▶ What to do
Begin with the first line below and retype each line exactly through the line containing "const seriesNames = ['STS". Any pictures are to be left out.
<<<<
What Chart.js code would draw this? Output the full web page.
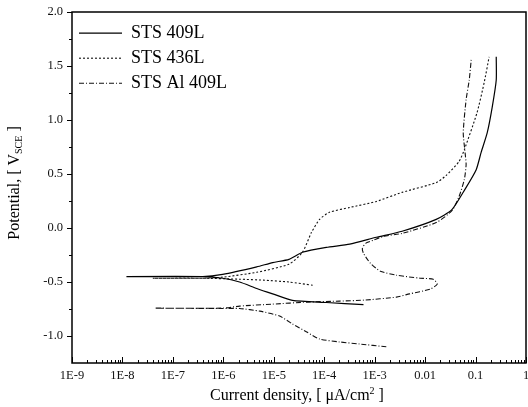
<!DOCTYPE html>
<html>
<head>
<meta charset="utf-8">
<script src="https://cdn.jsdelivr.net/npm/chart.js@4"></script>
<style>
  html, body { margin: 0; padding: 0; background: #fff; }
  #wrap { width: 528px; height: 407px; position: relative; }
</style>
</head>
<body>
<div id="wrap"><canvas id="myChart"></canvas></div>
<script>
// current density [uA/cm2] and potential [V_SCE]
const sts409Current = [6.0e-4, 1.1e-4, 2.35e-5, 9.5e-6, 4.6e-6, 2.1e-6, 9.7e-7, 3.9e-7, 1.2e-8, 3.9e-7, 9.7e-7, 4.6e-6, 9.5e-6, 2.0e-5, 3.7e-5, 1.1e-4, 3.2e-4, 1.08e-3, 3.5e-3, 1.66e-2, 3.4e-2, 6.2e-2, 1.03e-1, 1.29e-1, 1.7e-1, 2.14e-1, 2.57e-1, 2.57e-1];
const sts409Potential = [-0.71, -0.69, -0.67, -0.61, -0.56, -0.50, -0.465, -0.45, -0.45, -0.45, -0.43, -0.36, -0.32, -0.29, -0.225, -0.18, -0.15, -0.086, -0.03, 0.08, 0.17, 0.36, 0.54, 0.70, 0.88, 1.12, 1.37, 1.585];

const sts436Current = [5.9e-5, 2.0e-5, 6.3e-6, 2.1e-6, 3.9e-7, 4.0e-8, 3.9e-7, 9.7e-7, 4.6e-6, 2.0e-5, 3.7e-5, 5.6e-5, 8.1e-5, 1.26e-4, 3.2e-4, 1.08e-3, 3.5e-3, 1.66e-2, 2.6e-2, 4.7e-2, 6.0e-2, 1.07e-1, 1.48e-1, 1.86e-1];
const sts436Potential = [-0.53, -0.50, -0.483, -0.474, -0.465, -0.465, -0.465, -0.455, -0.41, -0.335, -0.225, -0.04, 0.08, 0.145, 0.19, 0.246, 0.33, 0.42, 0.486, 0.615, 0.726, 1.068, 1.345, 1.585];

const stsAlCurrent = [1.7e-3, 5.0e-4, 2.0e-4, 8.1e-5, 4.5e-5, 2.35e-5, 1.3e-5, 5.3e-6, 2.1e-6, 9.7e-7, 4.4e-8, 9.7e-7, 2.1e-6, 9.5e-6, 4.5e-5, 2.0e-4, 6.0e-4, 2.7e-3, 4.9e-3, 1.26e-2, 1.74e-2, 1.45e-2, 8.0e-3, 2.7e-3, 1.3e-3, 8.2e-4, 6.0e-4, 5.7e-4, 6.6e-4, 9.4e-4, 1.5e-3, 3.5e-3, 1.66e-2, 3.4e-2, 4.7e-2, 6.0e-2, 6.5e-2, 6.2e-2, 5.7e-2, 6.5e-2, 7.5e-2, 8.2e-2];
const stsAlPotential = [-1.10, -1.074, -1.055, -1.028, -0.963, -0.889, -0.815, -0.77, -0.745, -0.745, -0.742, -0.742, -0.723, -0.705, -0.686, -0.677, -0.668, -0.64, -0.61, -0.566, -0.52, -0.474, -0.465, -0.437, -0.40, -0.326, -0.234, -0.188, -0.142, -0.114, -0.077, -0.05, 0.05, 0.16, 0.29, 0.45, 0.588, 0.698, 0.883, 1.188, 1.372, 1.557];

const seriesNames = ['STS 409L', 'STS 436L', 'STS Al 409L'];

// axis ticks
const xTickExponents = [-9, -8, -7, -6, -5, -4, -3, -2, -1, 0];
const xTickLabels = ['1E-9', '1E-8', '1E-7', '1E-6', '1E-5', '1E-4', '1E-3', '0.01', '0.1', '1'];
const yTickValues = [-1.0, -0.5, 0.0, 0.5, 1.0, 1.5, 2.0];
const yTickLabels = ['-1.0', '-0.5', '0.0', '0.5', '1.0', '1.5', '2.0'];
const yMinorValues = [-0.75, -0.25, 0.25, 0.75, 1.25, 1.75];

const FONT = "'Liberation Serif', 'Times New Roman', serif";

function toPoints(xs, ys) {
    return xs.map((x, i) => ({ x: x, y: ys[i] }));
}

// frame box, inward x ticks, outward y ticks, and axis titles with sub/superscripts
const framePlugin = {
    id: 'frame',
    afterDraw(chart) {
        const ctx = chart.ctx;
        const area = chart.chartArea;
        const xs = chart.scales.x;
        const ys = chart.scales.y;
        ctx.save();
        ctx.strokeStyle = '#000';
        ctx.lineWidth = 1.5;
        ctx.strokeRect(area.left, area.top, area.right - area.left, area.bottom - area.top);

        ctx.lineWidth = 1;
        ctx.beginPath();
        xs.ticks.forEach(t => {
            const px = Math.round(xs.getPixelForValue(t.value)) + 0.5;
            const len = t.major ? 6 : 3;
            ctx.moveTo(px, area.bottom);
            ctx.lineTo(px, area.bottom - len);
        });
        ys.ticks.forEach(t => {
            const py = Math.round(ys.getPixelForValue(t.value)) + 0.5;
            const len = t.major ? 5 : 3;
            ctx.moveTo(area.left, py);
            ctx.lineTo(area.left - len, py);
        });
        ctx.stroke();

        ctx.fillStyle = '#000';
        ctx.textBaseline = 'middle';

        // x title: Current density, [ uA/cm^2 ]
        const big = '16px ' + FONT;
        const small = '10px ' + FONT;
        const xParts = [['Current density, [ \u03BCA/cm', big, 0], ['2', small, -5], [' ]', big, 0]];
        let total = 0;
        xParts.forEach(p => { ctx.font = p[1]; total += ctx.measureText(p[0]).width; });
        let x = (area.left + area.right) / 2 - 2 - total / 2;
        xParts.forEach(p => {
            ctx.font = p[1];
            ctx.fillText(p[0], x, 396 + p[2]);
            x += ctx.measureText(p[0]).width;
        });

        // y title: Potential, [ V_SCE ]
        const yParts = [['Potential, [ V', big, 0], ['SCE', small, 4], [' ]', big, 0]];
        total = 0;
        yParts.forEach(p => { ctx.font = p[1]; total += ctx.measureText(p[0]).width; });
        ctx.translate(15, 183);
        ctx.rotate(-Math.PI / 2);
        x = -total / 2;
        yParts.forEach(p => {
            ctx.font = p[1];
            ctx.fillText(p[0], x, p[2]);
            x += ctx.measureText(p[0]).width;
        });
        ctx.restore();
    }
};

const ctx = document.getElementById('myChart').getContext('2d');
new Chart(ctx, {
    type: 'line',
    data: {
        datasets: [
            {
                label: seriesNames[0],
                data: toPoints(sts409Current, sts409Potential),
                borderColor: '#000',
                borderWidth: 1.2
            },
            {
                label: seriesNames[1],
                data: toPoints(sts436Current, sts436Potential),
                borderColor: '#111',
                borderWidth: 1.1,
                borderDash: [2, 2]
            },
            {
                label: seriesNames[2],
                data: toPoints(stsAlCurrent, stsAlPotential),
                borderColor: '#111',
                borderWidth: 1.1,
                borderDash: [5, 2, 1, 2]
            }
        ]
    },
    options: {
        responsive: true,
        maintainAspectRatio: false,
        animation: false,
        parsing: false,
        elements: {
            point: { radius: 0 },
            line: { tension: 0.2, fill: false }
        },
        layout: {
            padding: { left: 0, right: 2, top: 12, bottom: 0 }
        },
        scales: {
            x: {
                type: 'logarithmic',
                min: 1e-9,
                max: 1,
                afterBuildTicks(scale) {
                    const ticks = [];
                    xTickExponents.forEach(e => {
                        ticks.push({ value: Math.pow(10, e), major: true });
                        if (e < 0) {
                            for (let k = 2; k <= 9; k++) {
                                ticks.push({ value: k * Math.pow(10, e), major: false });
                            }
                        }
                    });
                    scale.ticks = ticks;
                },
                afterFit(scale) {
                    scale.height = 44;
                    scale.paddingLeft = 0;
                    scale.paddingRight = 0;
                },
                ticks: {
                    autoSkip: false,
                    maxRotation: 0,
                    padding: 5,
                    color: '#111',
                    font: { family: FONT, size: 12.5 },
                    callback: (value, index, ticks) => {
                        if (!ticks[index].major) return '';
                        const i = xTickExponents.indexOf(Math.round(Math.log10(value)));
                        return i >= 0 ? xTickLabels[i] : '';
                    }
                },
                grid: { display: false, drawTicks: false },
                border: { display: false }
            },
            y: {
                type: 'linear',
                min: -1.25,
                max: 2.0,
                afterBuildTicks(scale) {
                    const ticks = yTickValues.map(v => ({ value: v, major: true }))
                        .concat(yMinorValues.map(v => ({ value: v, major: false })));
                    ticks.sort((a, b) => a.value - b.value);
                    scale.ticks = ticks;
                },
                afterFit(scale) {
                    scale.width = 72;
                    scale.paddingTop = 0;
                    scale.paddingBottom = 0;
                },
                ticks: {
                    padding: 9,
                    color: '#111',
                    font: { family: FONT, size: 12.5 },
                    callback: (value, index, ticks) => {
                        if (!ticks[index].major) return '';
                        const i = yTickValues.indexOf(value);
                        return i >= 0 ? yTickLabels[i] : '';
                    }
                },
                grid: { display: false, drawTicks: false },
                border: { display: false }
            }
        },
        plugins: {
            legend: {
                display: true,
                position: 'chartArea',
                align: 'start',
                // blank title only pushes the entries down to where the figure has them
                title: {
                    display: true,
                    text: ' ',
                    font: { size: 1 },
                    padding: { top: 16, bottom: 0 }
                },
                labels: {
                    usePointStyle: true,
                    pointStyle: 'line',
                    pointStyleWidth: 43,
                    padding: 7,
                    color: '#000',
                    font: { family: FONT, size: 18 },
                    generateLabels(chart) {
                        return chart.data.datasets.map((ds, i) => ({
                            text: ds.label,
                            datasetIndex: i,
                            strokeStyle: ds.borderColor,
                            fillStyle: ds.borderColor,
                            lineWidth: ds.borderWidth,
                            lineDash: ds.borderDash || [],
                            pointStyle: 'line',
                            fontColor: '#000',
                            hidden: false
                        }));
                    }
                }
            },
            tooltip: { enabled: false }
        }
    },
    plugins: [framePlugin]
});
</script>
</body>
</html>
>>>>
▶ Result
What Chart.js code would draw this? Output the full web page.
<!DOCTYPE html>
<html>
<head>
<meta charset="utf-8">
<script src="https://cdn.jsdelivr.net/npm/chart.js@4"></script>
<style>
  html, body { margin: 0; padding: 0; background: #fff; }
  #wrap { width: 528px; height: 407px; position: relative; }
</style>
</head>
<body>
<div id="wrap"><canvas id="myChart"></canvas></div>
<script>
// current density [uA/cm2] and potential [V_SCE]
const sts409Current = [6.0e-4, 1.1e-4, 2.35e-5, 9.5e-6, 4.6e-6, 2.1e-6, 9.7e-7, 3.9e-7, 1.2e-8, 3.9e-7, 9.7e-7, 4.6e-6, 9.5e-6, 2.0e-5, 3.7e-5, 1.1e-4, 3.2e-4, 1.08e-3, 3.5e-3, 1.66e-2, 3.4e-2, 6.2e-2, 1.03e-1, 1.29e-1, 1.7e-1, 2.14e-1, 2.57e-1, 2.57e-1];
const sts409Potential = [-0.71, -0.69, -0.67, -0.61, -0.56, -0.50, -0.465, -0.45, -0.45, -0.45, -0.43, -0.36, -0.32, -0.29, -0.225, -0.18, -0.15, -0.086, -0.03, 0.08, 0.17, 0.36, 0.54, 0.70, 0.88, 1.12, 1.37, 1.585];

const sts436Current = [5.9e-5, 2.0e-5, 6.3e-6, 2.1e-6, 3.9e-7, 4.0e-8, 3.9e-7, 9.7e-7, 4.6e-6, 2.0e-5, 3.7e-5, 5.6e-5, 8.1e-5, 1.26e-4, 3.2e-4, 1.08e-3, 3.5e-3, 1.66e-2, 2.6e-2, 4.7e-2, 6.0e-2, 1.07e-1, 1.48e-1, 1.86e-1];
const sts436Potential = [-0.53, -0.50, -0.483, -0.474, -0.465, -0.465, -0.465, -0.455, -0.41, -0.335, -0.225, -0.04, 0.08, 0.145, 0.19, 0.246, 0.33, 0.42, 0.486, 0.615, 0.726, 1.068, 1.345, 1.585];

const stsAlCurrent = [1.7e-3, 5.0e-4, 2.0e-4, 8.1e-5, 4.5e-5, 2.35e-5, 1.3e-5, 5.3e-6, 2.1e-6, 9.7e-7, 4.4e-8, 9.7e-7, 2.1e-6, 9.5e-6, 4.5e-5, 2.0e-4, 6.0e-4, 2.7e-3, 4.9e-3, 1.26e-2, 1.74e-2, 1.45e-2, 8.0e-3, 2.7e-3, 1.3e-3, 8.2e-4, 6.0e-4, 5.7e-4, 6.6e-4, 9.4e-4, 1.5e-3, 3.5e-3, 1.66e-2, 3.4e-2, 4.7e-2, 6.0e-2, 6.5e-2, 6.2e-2, 5.7e-2, 6.5e-2, 7.5e-2, 8.2e-2];
const stsAlPotential = [-1.10, -1.074, -1.055, -1.028, -0.963, -0.889, -0.815, -0.77, -0.745, -0.745, -0.742, -0.742, -0.723, -0.705, -0.686, -0.677, -0.668, -0.64, -0.61, -0.566, -0.52, -0.474, -0.465, -0.437, -0.40, -0.326, -0.234, -0.188, -0.142, -0.114, -0.077, -0.05, 0.05, 0.16, 0.29, 0.45, 0.588, 0.698, 0.883, 1.188, 1.372, 1.557];

const seriesNames = ['STS 409L', 'STS 436L', 'STS Al 409L'];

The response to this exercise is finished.